┌──

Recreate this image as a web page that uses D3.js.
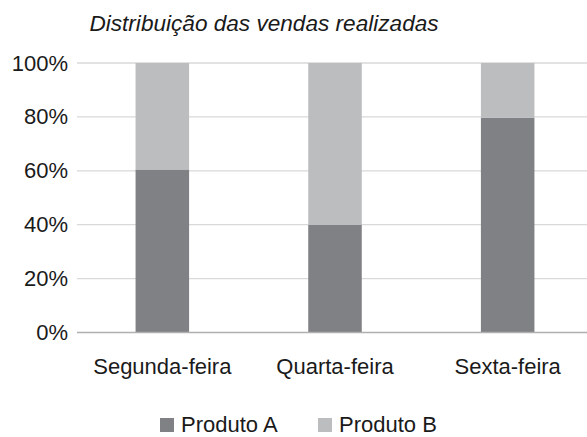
<!DOCTYPE html>
<html><head><meta charset="utf-8">
<script src="https://cdn.jsdelivr.net/npm/d3@7"></script>
<style>body{margin:0;background:#fff}svg{display:block}text{font-family:Arial,"Liberation Sans",Helvetica,sans-serif}</style>
</head><body>
<svg id="c" width="587" height="437"></svg>
<script>
const categories = ["Segunda-feira", "Quarta-feira", "Sexta-feira"];
const seriesNames = ["Produto A", "Produto B"];
const produtoA = [60.5, 40, 79.7];
const produtoB = [39.5, 60, 20.3];
const yTicks = [0, 20, 40, 60, 80, 100];
const colors = ["#808184", "#bcbdbf"];
const chartTitle = "Distribuição das vendas realizadas";

(function () {
const svg = d3.select("#c");
const pLeft = 76, pRight = 594, pTop = 63, pBottom = 332.5;

const x = d3.scaleBand().domain(categories).range([pLeft, pRight]).paddingInner(0.69).paddingOuter(0.345);
const y = d3.scaleLinear().domain([0, 100]).range([pBottom, pTop]);

// gridlines
svg.append("g").selectAll("line").data(yTicks.filter(t => t > 0)).join("line")
  .attr("x1", pLeft + 1).attr("x2", 587)
  .attr("y1", d => y(d)).attr("y2", d => y(d))
  .attr("stroke", "#d9d9d9").attr("stroke-width", 1.3);

// stacked bars
const table = categories.map((c, i) => ({cat: c, "Produto A": produtoA[i], "Produto B": produtoB[i]}));
const stack = d3.stack().keys(seriesNames)(table);
svg.append("g").selectAll("g").data(stack).join("g")
  .attr("fill", (d, i) => colors[i])
  .selectAll("rect").data(d => d).join("rect")
  .attr("x", d => x(d.data.cat))
  .attr("width", x.bandwidth())
  .attr("y", d => y(d[1]))
  .attr("height", d => y(d[0]) - y(d[1]));

// x axis line
svg.append("line").attr("x1", pLeft + 1).attr("x2", 587)
  .attr("y1", y(0)).attr("y2", y(0))
  .attr("stroke", "#b0b0b0").attr("stroke-width", 1.3);

// y axis labels
const yAxis = d3.axisLeft(y).tickValues(yTicks).tickFormat(d => d + "%").tickSize(0).tickPadding(8);
const ga = svg.append("g").attr("transform", `translate(${pLeft},0)`).call(yAxis);
ga.select(".domain").remove();
ga.attr("font-family", null);
ga.selectAll("text").attr("font-size", 22).attr("fill", "#1a1a1a");

// x axis labels
const xAxis = d3.axisBottom(x).tickSize(0).tickPadding(26);
const gx = svg.append("g").attr("transform", `translate(0,${pBottom})`).call(xAxis);
gx.select(".domain").remove();
gx.attr("font-family", null);
gx.selectAll("text").attr("font-size", 22).attr("fill", "#1a1a1a");

// title
svg.append("text").attr("x", 264).attr("y", 31).attr("text-anchor", "middle")
  .attr("font-size", 22.6).attr("font-style", "italic").attr("fill", "#1a1a1a")
  .text(chartTitle);

// legend
const legX = [160, 318];
const lg = svg.append("g").selectAll("g").data(seriesNames).join("g")
  .attr("transform", (d, i) => `translate(${legX[i]},0)`);
lg.append("rect").attr("x", 0).attr("y", 418).attr("width", 14).attr("height", 14)
  .attr("fill", (d, i) => colors[i]);
lg.append("text").attr("x", 21).attr("y", 432).attr("font-size", 22)
  .attr("fill", "#1a1a1a").text(d => d);
})();
</script>
</body></html>
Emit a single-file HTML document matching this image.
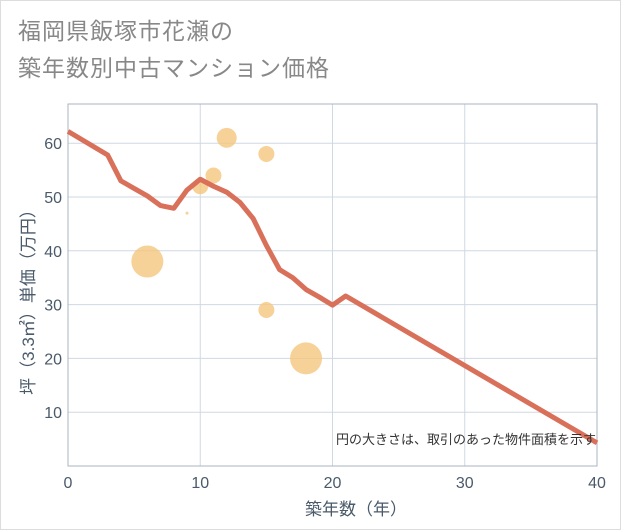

└──

Retype the entries word for word. Omit any images.

▶ **Exercise output**
Recreate this image as a web page that uses D3.js.
<!DOCTYPE html>
<html><head><meta charset="utf-8">
<script src="https://cdn.jsdelivr.net/npm/d3@7"></script>
<style>body{margin:0;background:#fff}svg{display:block}text{font-family:Arial,"Liberation Sans",Helvetica,sans-serif}</style>
</head><body>
<svg id="c" width="587" height="437"></svg>
<script>
const categories = ["Segunda-feira", "Quarta-feira", "Sexta-feira"];
const seriesNames = ["Produto A", "Produto B"];
const produtoA = [60.5, 40, 79.7];
const produtoB = [39.5, 60, 20.3];
const yTicks = [0, 20, 40, 60, 80, 100];
const colors = ["#808184", "#bcbdbf"];
const chartTitle = "Distribuição das vendas realizadas";

(function () {
const svg = d3.select("#c");
const pLeft = 76, pRight = 594, pTop = 63, pBottom = 332.5;

const x = d3.scaleBand().domain(categories).range([pLeft, pRight]).paddingInner(0.69).paddingOuter(0.345);
const y = d3.scaleLinear().domain([0, 100]).range([pBottom, pTop]);

// gridlines
svg.append("g").selectAll("line").data(yTicks.filter(t => t > 0)).join("line")
  .attr("x1", pLeft + 1).attr("x2", 587)
  .attr("y1", d => y(d)).attr("y2", d => y(d))
  .attr("stroke", "#d9d9d9").attr("stroke-width", 1.3);

// stacked bars
const table = categories.map((c, i) => ({cat: c, "Produto A": produtoA[i], "Produto B": produtoB[i]}));
const stack = d3.stack().keys(seriesNames)(table);
svg.append("g").selectAll("g").data(stack).join("g")
  .attr("fill", (d, i) => colors[i])
  .selectAll("rect").data(d => d).join("rect")
  .attr("x", d => x(d.data.cat))
  .attr("width", x.bandwidth())
  .attr("y", d => y(d[1]))
  .attr("height", d => y(d[0]) - y(d[1]));

// x axis line
svg.append("line").attr("x1", pLeft + 1).attr("x2", 587)
  .attr("y1", y(0)).attr("y2", y(0))
  .attr("stroke", "#b0b0b0").attr("stroke-width", 1.3);

// y axis labels
const yAxis = d3.axisLeft(y).tickValues(yTicks).tickFormat(d => d + "%").tickSize(0).tickPadding(8);
const ga = svg.append("g").attr("transform", `translate(${pLeft},0)`).call(yAxis);
ga.select(".domain").remove();
ga.attr("font-family", null);
ga.selectAll("text").attr("font-size", 22).attr("fill", "#1a1a1a");

// x axis labels
const xAxis = d3.axisBottom(x).tickSize(0).tickPadding(26);
const gx = svg.append("g").attr("transform", `translate(0,${pBottom})`).call(xAxis);
gx.select(".domain").remove();
gx.attr("font-family", null);
gx.selectAll("text").attr("font-size", 22).attr("fill", "#1a1a1a");

// title
svg.append("text").attr("x", 264).attr("y", 31).attr("text-anchor", "middle")
  .attr("font-size", 22.6).attr("font-style", "italic").attr("fill", "#1a1a1a")
  .text(chartTitle);

// legend
const legX = [160, 318];
const lg = svg.append("g").selectAll("g").data(seriesNames).join("g")
  .attr("transform", (d, i) => `translate(${legX[i]},0)`);
lg.append("rect").attr("x", 0).attr("y", 418).attr("width", 14).attr("height", 14)
  .attr("fill", (d, i) => colors[i]);
lg.append("text").attr("x", 21).attr("y", 432).attr("font-size", 22)
  .attr("fill", "#1a1a1a").text(d => d);
})();
</script>
</body></html>
Emit a single-file HTML document matching this image.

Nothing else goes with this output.